Arcada is initiating a research project on how humanoid robots and technology can be ethically and sustainably integrated as part of the everyday life of early childhood education. The aim is to develop models and technical solutions for how algorithms and robots can support children's learning and to ease the staff’s workload. This could mean that the robot interacts with the children in a singing session, or help with routine tasks to enable the staff to focus more on the children.
“The research does not aim to replace human contact and interaction in daycare centres, but on the contrary to support communication and learning in an ethical and sustainable way, and to give children an equal opportunity to get in touch with new technology, by creating a good foundation for learning”, says Henrika Franck, Dean of Arcada’s Graduate School and Research.
Significant funding enables the research project
The project is made possible thanks to significant funding comprising €500,000 from the Ministry of Education and Culture and €125,000 from Stiftelsen Brita Maria Renlunds minne. The first step of the project is to understand how digital solutions can support everyday life in early childhood education, and then to develop these solutions. The solutions will then be tested in practice, through a pilot collaboration with Stiftelsen Bensow.
“It will be exciting and interesting to see how interaction between children and robots can complement and support our activities. We see the project as a new form of learning environment where language support, problem solving, intellectual experiments and enhanced digital literacy can be actualised”, says Andréa Sjöström, CEO at Stiftelsen Bensow's company Lyan, which operates early childhood education in two units, the Lyan Day Care Centre and the Grytet Day Care Centre in Kauniainen.
The donation from Stiftelsen Brita Maria Renlunds minne enables the infrastructure for the project, i.e. two humanoid robots intended specifically for research in children’s interaction with robots. The robots will be central to both the research and future teaching, and at Stiftelsen Brita Maria Renlunds minne there is an interest in how people in social services will view the ethical issues involved in the interaction between robots and children.
“Through the funding to Arcada, we want to support the opportunity for social services students to encounter, and also influence, the development of technology. Future professionals in early childhood education can find completely new angles in how robots can be used in the industry, and it will be exciting to follow this development”, says Birgitta Forsström, CEO at Stiftelsen Brita Maria Renlunds minne.
Interdisciplinary science for the Fenno-Swedish context
Research in robotics and humans is topical at Arcada as well as internationally, while the national knowledge needs to be strengthened. To drive the national development forward, the linguistic and cultural specificity of the Fenno-Swedish context will be central to this interdisciplinary collaboration.
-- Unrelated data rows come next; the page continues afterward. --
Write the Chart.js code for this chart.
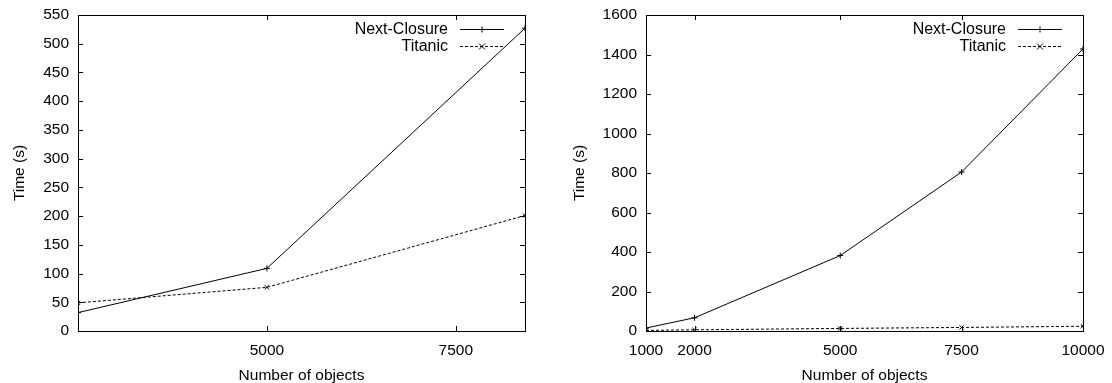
<!DOCTYPE html>
<html>
<head>
<meta charset="utf-8">
<script src="https://cdn.jsdelivr.net/npm/chart.js@4.4.1/dist/chart.umd.min.js"></script>
<style>
  body { margin: 0; background: #fff; }
  .pane { position: absolute; top: 0; width: 556px; height: 383px; }
</style>
</head>
<body>
<div class="pane" style="left:0"><canvas id="leftChart" width="556" height="383"></canvas></div>
<div class="pane" style="left:556px"><canvas id="rightChart" width="556" height="383"></canvas></div>
<script>
// left panel
var leftObjects = [2500, 5000, 8416];
var leftNextClosure = [32, 109, 527];
var leftTitanic = [49, 76, 201];
var leftXTicks = [5000, 7500];

// right panel
var rightObjects = [1000, 2000, 5000, 7500, 10000];
var rightNextClosure = [15, 67, 382, 805, 1428];
var rightTitanic = [3, 6, 13, 18, 24];
var rightXTicks = [1000, 2000, 5000, 7500, 10000];

var seriesNames = ["Next-Closure", "Titanic"];

var FONT = "'Liberation Sans', Arial, sans-serif";
Chart.defaults.font.family = FONT;
Chart.defaults.font.size = 15.5;
Chart.defaults.color = "#000";

function pts(xs, ys) {
  return xs.map(function(x, i) { return {x: x, y: ys[i]}; });
}

// gnuplot style frame with inward ticks on all four sides
var framePlugin = {
  id: 'frame',
  afterDatasetsDraw: function(chart) {
    var ctx = chart.ctx, a = chart.chartArea;
    var xs = chart.scales.x, ys = chart.scales.y, t = 5;
    ctx.save();
    ctx.strokeStyle = '#000';
    ctx.lineWidth = 1;
    ctx.strokeRect(Math.round(a.left) + 0.5, Math.round(a.top) + 0.5,
      Math.round(a.right - a.left), Math.round(a.bottom - a.top));
    ctx.beginPath();
    xs.ticks.forEach(function(tk) {
      var px = Math.round(xs.getPixelForValue(tk.value)) + 0.5;
      ctx.moveTo(px, a.bottom); ctx.lineTo(px, a.bottom - t);
      ctx.moveTo(px, a.top); ctx.lineTo(px, a.top + t);
    });
    ys.ticks.forEach(function(tk) {
      var py = Math.round(ys.getPixelForValue(tk.value)) + 0.5;
      ctx.moveTo(a.left, py); ctx.lineTo(a.left + t, py);
      ctx.moveTo(a.right, py); ctx.lineTo(a.right - t, py);
    });
    ctx.stroke();
    ctx.restore();
  }
};

// legend inside the top right corner: text right-aligned, then line sample
var keyPlugin = {
  id: 'key',
  afterDraw: function(chart) {
    var ctx = chart.ctx, a = chart.chartArea;
    ctx.save();
    ctx.font = "16px " + FONT;
    ctx.textAlign = 'right';
    ctx.textBaseline = 'middle';
    chart.data.datasets.forEach(function(ds, i) {
      var y = Math.round(a.top + 14 + i * 16.5) + 0.5;
      var x1 = a.right - 65, x2 = a.right - 21, xm = (x1 + x2) / 2;
      ctx.fillStyle = '#000';
      ctx.fillText(ds.label, a.right - 77, y);
      ctx.strokeStyle = '#000';
      ctx.lineWidth = 1;
      ctx.setLineDash(ds.borderDash || []);
      ctx.beginPath(); ctx.moveTo(x1, y); ctx.lineTo(x2, y); ctx.stroke();
      ctx.setLineDash([]);
      ctx.beginPath();
      if (ds.pointStyle === 'cross') {
        ctx.moveTo(xm - 3, y); ctx.lineTo(xm + 3, y);
        ctx.moveTo(xm, y - 3); ctx.lineTo(xm, y + 3);
      } else {
        ctx.moveTo(xm - 3, y - 3); ctx.lineTo(xm + 3, y + 3);
        ctx.moveTo(xm - 3, y + 3); ctx.lineTo(xm + 3, y - 3);
      }
      ctx.stroke();
    });
    ctx.restore();
  }
};

function makeChart(id, xs, nc, ti, xTicks, xMin, xMax, yMax, yStep, yWidth, yTitlePad, padRight) {
  return new Chart(document.getElementById(id), {
    type: 'line',
    data: {
      datasets: [{
        label: seriesNames[0],
        data: pts(xs, nc),
        borderColor: '#000',
        borderWidth: 1,
        pointStyle: 'cross',
        pointRadius: 3,
        pointBorderColor: '#000',
        pointBorderWidth: 1,
        fill: false,
        tension: 0
      }, {
        label: seriesNames[1],
        data: pts(xs, ti),
        borderColor: '#000',
        borderWidth: 1,
        borderDash: [3, 2],
        pointStyle: 'crossRot',
        pointRadius: 3,
        pointBorderColor: '#000',
        pointBorderWidth: 1,
        fill: false,
        tension: 0
      }]
    },
    options: {
      responsive: false,
      animation: false,
      devicePixelRatio: 1,
      layout: { padding: { top: 15, right: padRight, bottom: 0, left: 0 } },
      plugins: { legend: { display: false }, tooltip: { enabled: false } },
      scales: {
        x: {
          type: 'linear',
          min: xMin,
          max: xMax,
          grid: { display: false, drawTicks: false },
          border: { display: false },
          afterBuildTicks: function(s) { s.ticks = xTicks.map(function(v) { return {value: v}; }); },
          afterFit: function(s) { s.height = 52; s.paddingLeft = 0; s.paddingRight = 0; },
          ticks: { padding: 10, maxRotation: 0, autoSkip: false, callback: function(v) { return String(v); } },
          title: { display: true, text: 'Number of objects', font: { lineHeight: 1 }, padding: { top: 0, bottom: 0 } }
        },
        y: {
          min: 0,
          max: yMax,
          grid: { display: false, drawTicks: false },
          border: { display: false },
          afterFit: function(s) { s.width = yWidth; s.paddingTop = 0; s.paddingBottom = 0; },
          ticks: { stepSize: yStep, padding: 9, callback: function(v) { return String(v); } },
          title: { display: true, text: 'Time (s)', padding: { top: yTitlePad, bottom: 0 } }
        }
      }
    },
    plugins: [framePlugin, keyPlugin]
  });
}

makeChart('leftChart', leftObjects, leftNextClosure, leftTitanic, leftXTicks,
  2500, 8416, 550, 50, 78, 10, 31);
makeChart('rightChart', rightObjects, rightNextClosure, rightTitanic, rightXTicks,
  1000, 10000, 1600, 200, 90, 14, 29);
</script>
</body>
</html>
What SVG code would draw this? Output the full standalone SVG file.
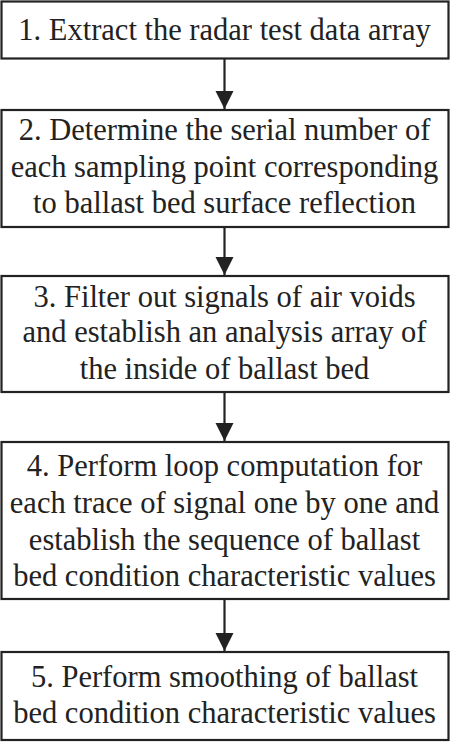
<svg xmlns="http://www.w3.org/2000/svg" width="450" height="742" viewBox="0 0 450 742">
<style>
.box{fill:#fff;stroke:#222;stroke-width:2.2}
.t{font-family:'Liberation Serif','Times New Roman',Times,'DejaVu Serif',serif;font-size:30.5px;fill:#222;text-anchor:middle}
.c{stroke:#222;stroke-width:2.2;fill:none}
</style>
<defs>
<marker id="ah" markerUnits="userSpaceOnUse" markerWidth="18" markerHeight="27" refX="17" refY="8.5" orient="auto" viewBox="0 0 17 17">
<path d="M0,0 L17,8.5 L0,17 Z" fill="#222"/>
</marker>
</defs>
<rect width="450" height="742" fill="#fff"/>
<g id="connectors">
<line class="c" x1="224.5" y1="58.5" x2="224.5" y2="109" marker-end="url(#ah)"/>
<line class="c" x1="224.5" y1="227" x2="224.5" y2="275" marker-end="url(#ah)"/>
<line class="c" x1="224.5" y1="392" x2="224.5" y2="441" marker-end="url(#ah)"/>
<line class="c" x1="224.5" y1="599" x2="224.5" y2="651" marker-end="url(#ah)"/>
</g>
<g id="node1">
<rect class="box" x="1.5" y="1.5" width="447" height="57"/>
<text class="t" font-family="Liberation Serif" x="224.5" y="39.5">1. Extract the radar test data array</text>
</g>
<g id="node2">
<rect class="box" x="1.5" y="110" width="447" height="117"/>
<text class="t" font-family="Liberation Serif" x="224.5" y="139.5">2. Determine the serial number of</text>
<text class="t" font-family="Liberation Serif" x="224.5" y="176.5">each sampling point corresponding</text>
<text class="t" font-family="Liberation Serif" x="224.5" y="213">to ballast bed surface reflection</text>
</g>
<g id="node3">
<rect class="box" x="1.5" y="276" width="447" height="116"/>
<text class="t" font-family="Liberation Serif" x="224.5" y="306.5">3. Filter out signals of air voids</text>
<text class="t" font-family="Liberation Serif" x="224.5" y="342">and establish an analysis array of</text>
<text class="t" font-family="Liberation Serif" x="224.5" y="378.5">the inside of ballast bed</text>
</g>
<g id="node4">
<rect class="box" x="1.5" y="442" width="447" height="157"/>
<text class="t" font-family="Liberation Serif" x="224.5" y="475.5">4. Perform loop computation for</text>
<text class="t" font-family="Liberation Serif" x="224.5" y="513">each trace of signal one by one and</text>
<text class="t" font-family="Liberation Serif" x="224.5" y="549.5">establish the sequence of ballast</text>
<text class="t" font-family="Liberation Serif" x="224.5" y="585.5">bed condition characteristic values</text>
</g>
<g id="node5">
<rect class="box" x="1.5" y="652" width="447" height="88"/>
<text class="t" font-family="Liberation Serif" x="224.5" y="687">5. Perform smoothing of ballast</text>
<text class="t" font-family="Liberation Serif" x="224.5" y="723">bed condition characteristic values</text>
</g>
</svg>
“As a Swedish-language higher education institution responsible for training social services workers qualified to work in early childhood education and IT engineers with specialist knowledge of robotics, we now have a unique opportunity to contribute to the national knowledge of AI. The interdisciplinary collaboration enables a dialogue between the developers, the children and the early childhood education staff, and this way we contribute to AI research, especially in the Fenno-Swedish context”, says Franck.